**** DATA SEGMENT ****
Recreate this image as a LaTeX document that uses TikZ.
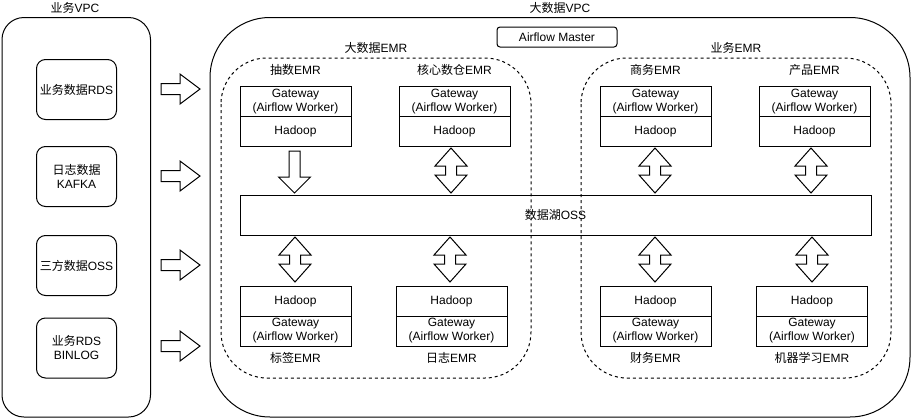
\documentclass[tikz,border=0pt]{standalone}
\usepackage{fontspec}
\setmainfont{Liberation Sans}
\newfontfamily\cjk{Noto Sans CJK SC}
\begin{document}
\begin{tikzpicture}[x=1pt,y=-1pt,
  every node/.style={font=\fontsize{12}{14}\selectfont, inner sep=0pt, align=center},
  lbl/.style={},
  srcbox/.style={draw, line width=1pt, rounded corners=9, minimum width=80, minimum height=60},
  cell/.style={draw, line width=1pt, minimum width=111, minimum height=30},
  zone/.style={draw, line width=1pt, dashed, dash pattern=on 3pt off 3pt, rounded corners=46},
  vpc/.style={draw, line width=1pt},
  blk/.style={draw, line width=1pt, fill=white, line join=miter},
  rarr/.pic={\draw[blk] (0,-5.5) -- (19,-5.5) -- (19,-15) -- (39,0) -- (19,15) -- (19,5.5) -- (0,5.5) -- cycle;},
  dnarr/.pic={\draw[blk] (-5.5,0) -- (-5.5,26) -- (-16,26) -- (0,42) -- (16,26) -- (5.5,26) -- (5.5,0) -- cycle;},
  dblarr/.pic={\draw[blk] (0,-22.5) -- (16,-4.5) -- (5.5,-4.5) -- (5.5,4.5) -- (16,4.5) -- (0,22.5) -- (-16,4.5) -- (-5.5,4.5) -- (-5.5,-4.5) -- (-16,-4.5) -- cycle;}
]
\useasboundingbox (0,0) rectangle (911,418);

% VPC containers
\draw[vpc, rounded corners=22] (2,17.5) rectangle (150.5,417);
\node[lbl] (vpcl) at (75,8) {{\cjk 业务}VPC};
\draw[vpc, rounded corners=60] (210,17.5) rectangle (910,417);
\node[lbl] (vpcr) at (560,8) {{\cjk 大数据}VPC};

% Source boxes
\node[srcbox] (s1) at (76.5,89.5) {{\cjk 业务数据}RDS};
\node[srcbox] (s2) at (76.5,176.5) {{\cjk 日志数据}\\KAFKA};
\node[srcbox] (s3) at (76.5,265.5) {{\cjk 三方数据}OSS};
\node[srcbox] (s4) at (76.5,348) {{\cjk 业务}RDS\\BINLOG};

% right arrows
\pic at (161,89) {rarr};
\pic at (161,176) {rarr};
\pic at (161,265) {rarr};
\pic at (161,346) {rarr};

% Airflow master
\node[draw, line width=1pt, rounded corners=3, minimum width=120, minimum height=20] (am) at (557,37) {Airflow Master};

% Dashed zones
\draw[zone] (221,58) rectangle (531,378);
\node[lbl] (z1) at (376,48) {{\cjk 大数据}EMR};
\draw[zone] (581,58) rectangle (891,378);
\node[lbl] (z2) at (736,48) {{\cjk 业务}EMR};

% Top clusters
\foreach \cx/\nm/\lab in {295.5/a/{\cjk 抽数}EMR, 454.5/b/{\cjk 核心数仓}EMR, 655.5/c/{\cjk 商务}EMR, 814.5/d/{\cjk 产品}EMR}{
  \node[cell] (gw\nm) at (\cx,101.5) {Gateway\\(Airflow Worker)};
  \node[cell] (hd\nm) at (\cx,131.5) {Hadoop};
  \node[lbl] (lb\nm) at (\cx,70) {\lab};
}

% Lake
\node[draw, line width=1pt, minimum width=631, minimum height=40] (oss) at (555.5,215) {{\cjk 数据湖}OSS};

% Bottom clusters
\foreach \cx/\nm/\lab in {295.5/e/{\cjk 标签}EMR, 451.5/f/{\cjk 日志}EMR, 655.5/g/{\cjk 财务}EMR, 812/h/{\cjk 机器学习}EMR}{
  \node[cell] (hd\nm) at (\cx,301) {Hadoop};
  \node[cell] (gw\nm) at (\cx,331) {Gateway\\(Airflow Worker)};
  \node[lbl] (lb\nm) at (\cx,358) {\lab};
}

% Vertical arrows top
\pic at (294.5,151) {dnarr};
\pic at (451,170.5) {dblarr};
\pic at (655,170.5) {dblarr};
\pic at (811,170.5) {dblarr};
% Vertical arrows bottom
\pic at (295,259.5) {dblarr};
\pic at (450,259.5) {dblarr};
\pic at (655,259.5) {dblarr};
\pic at (812,259.5) {dblarr};
\end{tikzpicture}
\end{document}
****
WHAT YOU HAVE TO DO
Working from the material above, transcribe it exactly while omitting pictures.

FINISHED ANSWER
Recreate this image as a LaTeX document that uses TikZ.
\documentclass[tikz,border=0pt]{standalone}
\usepackage{fontspec}
\setmainfont{Liberation Sans}
\newfontfamily\cjk{Noto Sans CJK SC}
\begin{document}
\begin{tikzpicture}[x=1pt,y=-1pt,
  every node/.style={font=\fontsize{12}{14}\selectfont, inner sep=0pt, align=center},
  lbl/.style={},
  srcbox/.style={draw, line width=1pt, rounded corners=9, minimum width=80, minimum height=60},
  cell/.style={draw, line width=1pt, minimum width=111, minimum height=30},
  zone/.style={draw, line width=1pt, dashed, dash pattern=on 3pt off 3pt, rounded corners=46},
  vpc/.style={draw, line width=1pt},
  blk/.style={draw, line width=1pt, fill=white, line join=miter},
  rarr/.pic={\draw[blk] (0,-5.5) -- (19,-5.5) -- (19,-15) -- (39,0) -- (19,15) -- (19,5.5) -- (0,5.5) -- cycle;},
  dnarr/.pic={\draw[blk] (-5.5,0) -- (-5.5,26) -- (-16,26) -- (0,42) -- (16,26) -- (5.5,26) -- (5.5,0) -- cycle;},
  dblarr/.pic={\draw[blk] (0,-22.5) -- (16,-4.5) -- (5.5,-4.5) -- (5.5,4.5) -- (16,4.5) -- (0,22.5) -- (-16,4.5) -- (-5.5,4.5) -- (-5.5,-4.5) -- (-16,-4.5) -- cycle;}
]
\useasboundingbox (0,0) rectangle (911,418);

% VPC containers
\draw[vpc, rounded corners=22] (2,17.5) rectangle (150.5,417);
\node[lbl] (vpcl) at (75,8) {{\cjk 业务}VPC};
\draw[vpc, rounded corners=60] (210,17.5) rectangle (910,417);
\node[lbl] (vpcr) at (560,8) {{\cjk 大数据}VPC};

% Source boxes
\node[srcbox] (s1) at (76.5,89.5) {{\cjk 业务数据}RDS};
\node[srcbox] (s2) at (76.5,176.5) {{\cjk 日志数据}\\KAFKA};
\node[srcbox] (s3) at (76.5,265.5) {{\cjk 三方数据}OSS};
\node[srcbox] (s4) at (76.5,348) {{\cjk 业务}RDS\\BINLOG};

% right arrows
\pic at (161,89) {rarr};
\pic at (161,176) {rarr};
\pic at (161,265) {rarr};
\pic at (161,346) {rarr};

% Airflow master
\node[draw, line width=1pt, rounded corners=3, minimum width=120, minimum height=20] (am) at (557,37) {Airflow Master};

% Dashed zones
\draw[zone] (221,58) rectangle (531,378);
\node[lbl] (z1) at (376,48) {{\cjk 大数据}EMR};
\draw[zone] (581,58) rectangle (891,378);
\node[lbl] (z2) at (736,48) {{\cjk 业务}EMR};

% Top clusters
\foreach \cx/\nm/\lab in {295.5/a/{\cjk 抽数}EMR, 454.5/b/{\cjk 核心数仓}EMR, 655.5/c/{\cjk 商务}EMR, 814.5/d/{\cjk 产品}EMR}{
  \node[cell] (gw\nm) at (\cx,101.5) {Gateway\\(Airflow Worker)};
  \node[cell] (hd\nm) at (\cx,131.5) {Hadoop};
  \node[lbl] (lb\nm) at (\cx,70) {\lab};
}

% Lake
\node[draw, line width=1pt, minimum width=631, minimum height=40] (oss) at (555.5,215) {{\cjk 数据湖}OSS};

% Bottom clusters
\foreach \cx/\nm/\lab in {295.5/e/{\cjk 标签}EMR, 451.5/f/{\cjk 日志}EMR, 655.5/g/{\cjk 财务}EMR, 812/h/{\cjk 机器学习}EMR}{
  \node[cell] (hd\nm) at (\cx,301) {Hadoop};
  \node[cell] (gw\nm) at (\cx,331) {Gateway\\(Airflow Worker)};
  \node[lbl] (lb\nm) at (\cx,358) {\lab};
}

% Vertical arrows top
\pic at (294.5,151) {dnarr};
\pic at (451,170.5) {dblarr};
\pic at (655,170.5) {dblarr};
\pic at (811,170.5) {dblarr};
% Vertical arrows bottom
\pic at (295,259.5) {dblarr};
\pic at (450,259.5) {dblarr};
\pic at (655,259.5) {dblarr};
\pic at (812,259.5) {dblarr};
\end{tikzpicture}
\end{document}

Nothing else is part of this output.